Why does this matter?
Because collective memory shapes national identity. In Japan's case, the struggle over remembrance allowed multiple narratives to coexist:
- narratives of victimhood (Hiroshima, Nagasaki),
- narratives of honor and sacrifice,
- and narratives that downplay or relativize Japan's aggression in Asia.
This “memory conflict” is not just academic—it affects diplomacy, regional trust, and the dignity of those who suffered.
What is the core problem?
Even after decades, Japan's mainstream society has not fully confronted the moral weight of its wartime actions. Selective remembrance and strategic forgetting create a gap between the victims' lived history and Japan's public narrative. And when this gap persists, the wounds do not heal.

Why respond now?
Because comments like those from Lawrence Wong—calling on victims to “let go of hatred”—misunderstand the situation entirely. Before asking victims to “move on,” the world should first ask: Has the perpetrator truly faced their past?
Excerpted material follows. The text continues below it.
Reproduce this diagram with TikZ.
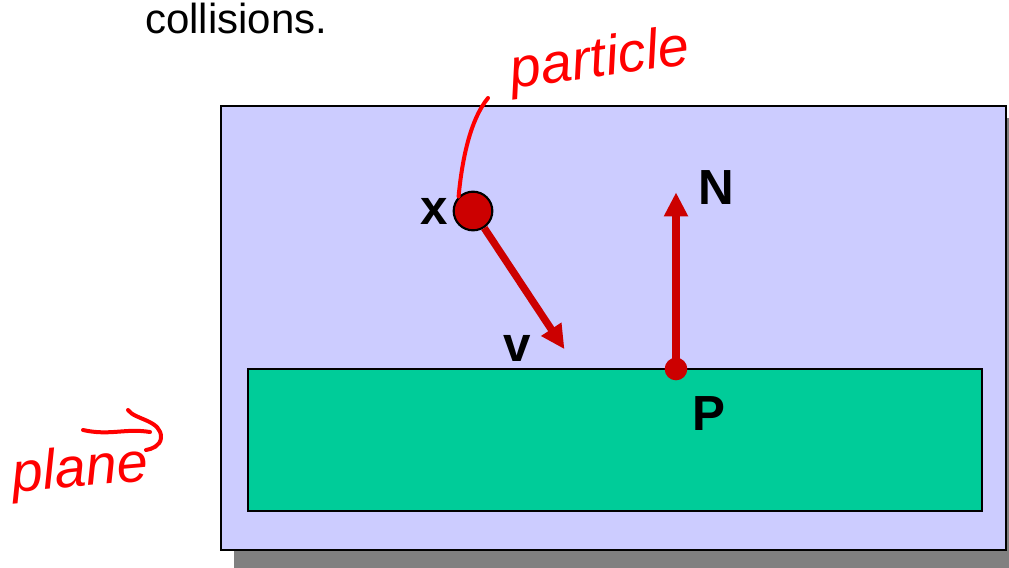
\documentclass[tikz,border=0pt]{standalone}
\usepackage{fontspec}
\setmainfont{Liberation Sans}
\usetikzlibrary{arrows.meta,positioning,calc}
\definecolor{lavender}{HTML}{CCCCFF}
\definecolor{planegreen}{HTML}{00CC99}
\definecolor{vecred}{HTML}{CC0000}
\colorlet{shadowgray}{black!50}
\colorlet{inkred}{red}

\tikzset{
  vec/.style={-{Triangle[length=18pt,width=17pt]},line width=5.5pt,vecred,shorten >=-2pt},
  lbl/.style={font=\fontsize{37}{40}\selectfont\bfseries,inner sep=0pt},
  ink/.style={inkred,line width=3pt,line cap=round,line join=round},
  inktext/.style={inkred,font=\fontsize{42}{46}\selectfont\itshape,inner sep=0pt}
}

\begin{document}
\begin{tikzpicture}[x=0.75pt,y=-0.75pt]
\useasboundingbox (0,0) rectangle (1009,567);
% box with shadow
\fill[shadowgray] (234,118) rectangle (1020,580);
\draw[line width=2.2pt,fill=lavender] (221,106) rectangle (1006,550);
\draw[line width=1.8pt,fill=planegreen] (248,369) rectangle (982,511);

\node[anchor=base west,font=\fontsize{31.5}{36}\selectfont,inner sep=0pt] (title) at (145,34) {collisions.};

% particle and contact point
\node[circle,draw=black,line width=1.6pt,fill=vecred,minimum size=29pt,inner sep=0pt] (particle) at (473,211) {};
\node[circle,fill=vecred,minimum size=17pt,inner sep=0pt] (pointP) at (676,369) {};
\coordinate (vtip) at (563,347);
\coordinate (ntip) at (676,195);
\draw[vec] (particle) -- (vtip);
\draw[vec] (pointP.center) -- (ntip);

\node[lbl,left=3pt of particle] (xlbl) {x};
\node[lbl] (vlbl) at (517,348) {v};
\node[lbl] (nlbl) at (716,188) {N};
\node[lbl] (plbl) at (709,414) {P};

% handwritten notes
\node[inktext,rotate=8] (partnote) at (600,62) {particle};
\coordinate (partend) at (488,98);
\draw[ink] (particle.north west) .. controls (462,160) and (470,120) .. (partend);
\node[inktext,rotate=5] (planenote) at (80,472) {plane};
\coordinate (arrstart) at (83,430);
\coordinate (arrend) at (150,432);
\draw[ink] (arrstart) .. controls (110,436) and (125,428) .. (arrend);
\draw[ink] (128,410) .. controls (135,420) and (162,420) .. (161,438) .. controls (160,446) and (152,449) .. (146,450);
\end{tikzpicture}
\end{document}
Have they sought forgiveness? Have they shown the humility that genuine reconciliation requires?
If the answer is no, then expecting victims to “forgive” becomes another form of injustice.
How should dignity be preserved?
For people whose families suffered, memory is not an abstract moral lesson—it is part of their identity, their history, and their defense against future harm. Victims have the right to remember, to speak, and to remain vigilant—especially when those who caused the harm have never sincerely sought forgiveness.
This is not about revenge; it is about dignity, clarity, and self-protection.
To remember is to ensure that the same hands never hold a knife over you again.